### MATERIAL PROVIDED
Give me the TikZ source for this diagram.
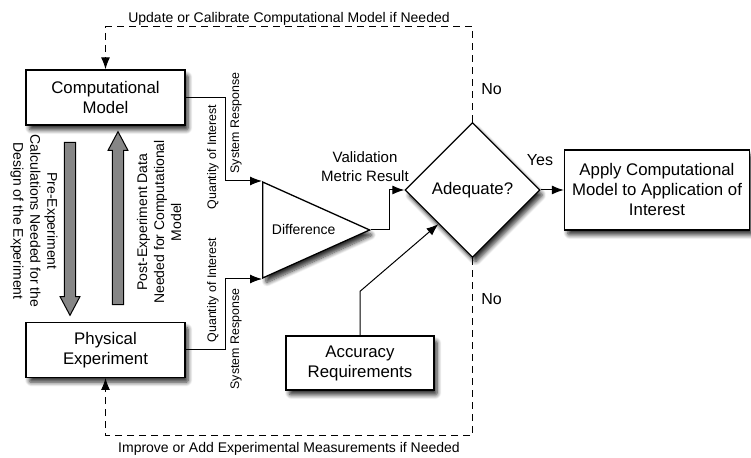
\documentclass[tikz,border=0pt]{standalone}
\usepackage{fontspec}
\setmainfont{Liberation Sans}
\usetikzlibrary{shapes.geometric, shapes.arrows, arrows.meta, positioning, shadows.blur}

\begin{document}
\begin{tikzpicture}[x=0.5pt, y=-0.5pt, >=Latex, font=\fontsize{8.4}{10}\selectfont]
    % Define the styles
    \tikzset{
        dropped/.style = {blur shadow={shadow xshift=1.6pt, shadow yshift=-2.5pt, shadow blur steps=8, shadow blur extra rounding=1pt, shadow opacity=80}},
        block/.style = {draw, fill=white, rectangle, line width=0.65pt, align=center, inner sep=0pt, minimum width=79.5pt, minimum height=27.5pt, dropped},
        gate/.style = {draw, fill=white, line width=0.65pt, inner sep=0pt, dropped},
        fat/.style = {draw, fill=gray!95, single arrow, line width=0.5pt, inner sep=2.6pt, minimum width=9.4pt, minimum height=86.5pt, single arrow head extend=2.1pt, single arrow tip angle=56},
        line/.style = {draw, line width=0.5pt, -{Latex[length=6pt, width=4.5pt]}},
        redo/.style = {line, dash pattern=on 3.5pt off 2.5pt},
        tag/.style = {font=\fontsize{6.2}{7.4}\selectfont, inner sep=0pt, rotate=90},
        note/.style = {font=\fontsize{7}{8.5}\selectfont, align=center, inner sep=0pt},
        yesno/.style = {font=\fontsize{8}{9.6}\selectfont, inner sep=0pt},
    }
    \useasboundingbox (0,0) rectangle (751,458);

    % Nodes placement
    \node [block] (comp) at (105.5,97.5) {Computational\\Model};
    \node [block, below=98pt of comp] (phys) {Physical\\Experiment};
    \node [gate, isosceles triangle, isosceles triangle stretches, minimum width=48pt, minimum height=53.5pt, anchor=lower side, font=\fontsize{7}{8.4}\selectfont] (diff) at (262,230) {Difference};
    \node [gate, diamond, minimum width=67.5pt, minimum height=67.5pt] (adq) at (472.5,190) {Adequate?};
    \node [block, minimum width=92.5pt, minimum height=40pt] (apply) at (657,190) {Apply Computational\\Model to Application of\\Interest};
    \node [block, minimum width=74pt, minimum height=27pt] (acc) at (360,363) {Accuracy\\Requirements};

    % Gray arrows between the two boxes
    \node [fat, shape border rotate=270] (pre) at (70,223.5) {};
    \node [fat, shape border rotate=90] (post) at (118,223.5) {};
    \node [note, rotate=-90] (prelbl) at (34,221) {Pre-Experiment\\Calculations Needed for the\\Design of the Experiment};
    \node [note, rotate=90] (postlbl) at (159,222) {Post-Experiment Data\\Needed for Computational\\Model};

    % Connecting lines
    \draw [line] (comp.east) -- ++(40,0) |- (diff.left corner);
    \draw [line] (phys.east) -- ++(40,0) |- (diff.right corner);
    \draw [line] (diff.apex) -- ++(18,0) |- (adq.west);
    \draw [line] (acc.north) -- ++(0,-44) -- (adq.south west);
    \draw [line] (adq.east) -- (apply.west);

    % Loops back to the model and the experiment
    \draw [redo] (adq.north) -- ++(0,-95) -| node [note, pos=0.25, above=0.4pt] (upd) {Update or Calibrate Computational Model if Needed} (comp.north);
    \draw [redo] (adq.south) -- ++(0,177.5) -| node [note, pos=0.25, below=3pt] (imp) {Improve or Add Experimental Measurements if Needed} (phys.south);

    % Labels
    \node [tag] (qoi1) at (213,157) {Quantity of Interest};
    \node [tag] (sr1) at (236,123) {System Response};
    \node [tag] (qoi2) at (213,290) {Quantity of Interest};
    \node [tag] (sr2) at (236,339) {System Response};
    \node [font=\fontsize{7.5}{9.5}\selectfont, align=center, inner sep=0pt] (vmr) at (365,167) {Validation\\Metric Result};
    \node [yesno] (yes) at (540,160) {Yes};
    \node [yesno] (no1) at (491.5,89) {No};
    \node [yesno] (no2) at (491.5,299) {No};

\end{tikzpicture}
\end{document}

### EXERCISE REQUIREMENTS
Using the data above, print every line exactly, omitting pictures.

### RESULT FOR THIS EXERCISE
Give me the TikZ source for this diagram.
\documentclass[tikz,border=0pt]{standalone}
\usepackage{fontspec}
\setmainfont{Liberation Sans}
\usetikzlibrary{shapes.geometric, shapes.arrows, arrows.meta, positioning, shadows.blur}

\begin{document}
\begin{tikzpicture}[x=0.5pt, y=-0.5pt, >=Latex, font=\fontsize{8.4}{10}\selectfont]
    % Define the styles
    \tikzset{
        dropped/.style = {blur shadow={shadow xshift=1.6pt, shadow yshift=-2.5pt, shadow blur steps=8, shadow blur extra rounding=1pt, shadow opacity=80}},
        block/.style = {draw, fill=white, rectangle, line width=0.65pt, align=center, inner sep=0pt, minimum width=79.5pt, minimum height=27.5pt, dropped},
        gate/.style = {draw, fill=white, line width=0.65pt, inner sep=0pt, dropped},
        fat/.style = {draw, fill=gray!95, single arrow, line width=0.5pt, inner sep=2.6pt, minimum width=9.4pt, minimum height=86.5pt, single arrow head extend=2.1pt, single arrow tip angle=56},
        line/.style = {draw, line width=0.5pt, -{Latex[length=6pt, width=4.5pt]}},
        redo/.style = {line, dash pattern=on 3.5pt off 2.5pt},
        tag/.style = {font=\fontsize{6.2}{7.4}\selectfont, inner sep=0pt, rotate=90},
        note/.style = {font=\fontsize{7}{8.5}\selectfont, align=center, inner sep=0pt},
        yesno/.style = {font=\fontsize{8}{9.6}\selectfont, inner sep=0pt},
    }
    \useasboundingbox (0,0) rectangle (751,458);

    % Nodes placement
    \node [block] (comp) at (105.5,97.5) {Computational\\Model};
    \node [block, below=98pt of comp] (phys) {Physical\\Experiment};
    \node [gate, isosceles triangle, isosceles triangle stretches, minimum width=48pt, minimum height=53.5pt, anchor=lower side, font=\fontsize{7}{8.4}\selectfont] (diff) at (262,230) {Difference};
    \node [gate, diamond, minimum width=67.5pt, minimum height=67.5pt] (adq) at (472.5,190) {Adequate?};
    \node [block, minimum width=92.5pt, minimum height=40pt] (apply) at (657,190) {Apply Computational\\Model to Application of\\Interest};
    \node [block, minimum width=74pt, minimum height=27pt] (acc) at (360,363) {Accuracy\\Requirements};

    % Gray arrows between the two boxes
    \node [fat, shape border rotate=270] (pre) at (70,223.5) {};
    \node [fat, shape border rotate=90] (post) at (118,223.5) {};
    \node [note, rotate=-90] (prelbl) at (34,221) {Pre-Experiment\\Calculations Needed for the\\Design of the Experiment};
    \node [note, rotate=90] (postlbl) at (159,222) {Post-Experiment Data\\Needed for Computational\\Model};

    % Connecting lines
    \draw [line] (comp.east) -- ++(40,0) |- (diff.left corner);
    \draw [line] (phys.east) -- ++(40,0) |- (diff.right corner);
    \draw [line] (diff.apex) -- ++(18,0) |- (adq.west);
    \draw [line] (acc.north) -- ++(0,-44) -- (adq.south west);
    \draw [line] (adq.east) -- (apply.west);

    % Loops back to the model and the experiment
    \draw [redo] (adq.north) -- ++(0,-95) -| node [note, pos=0.25, above=0.4pt] (upd) {Update or Calibrate Computational Model if Needed} (comp.north);
    \draw [redo] (adq.south) -- ++(0,177.5) -| node [note, pos=0.25, below=3pt] (imp) {Improve or Add Experimental Measurements if Needed} (phys.south);

    % Labels
    \node [tag] (qoi1) at (213,157) {Quantity of Interest};
    \node [tag] (sr1) at (236,123) {System Response};
    \node [tag] (qoi2) at (213,290) {Quantity of Interest};
    \node [tag] (sr2) at (236,339) {System Response};
    \node [font=\fontsize{7.5}{9.5}\selectfont, align=center, inner sep=0pt] (vmr) at (365,167) {Validation\\Metric Result};
    \node [yesno] (yes) at (540,160) {Yes};
    \node [yesno] (no1) at (491.5,89) {No};
    \node [yesno] (no2) at (491.5,299) {No};

\end{tikzpicture}
\end{document}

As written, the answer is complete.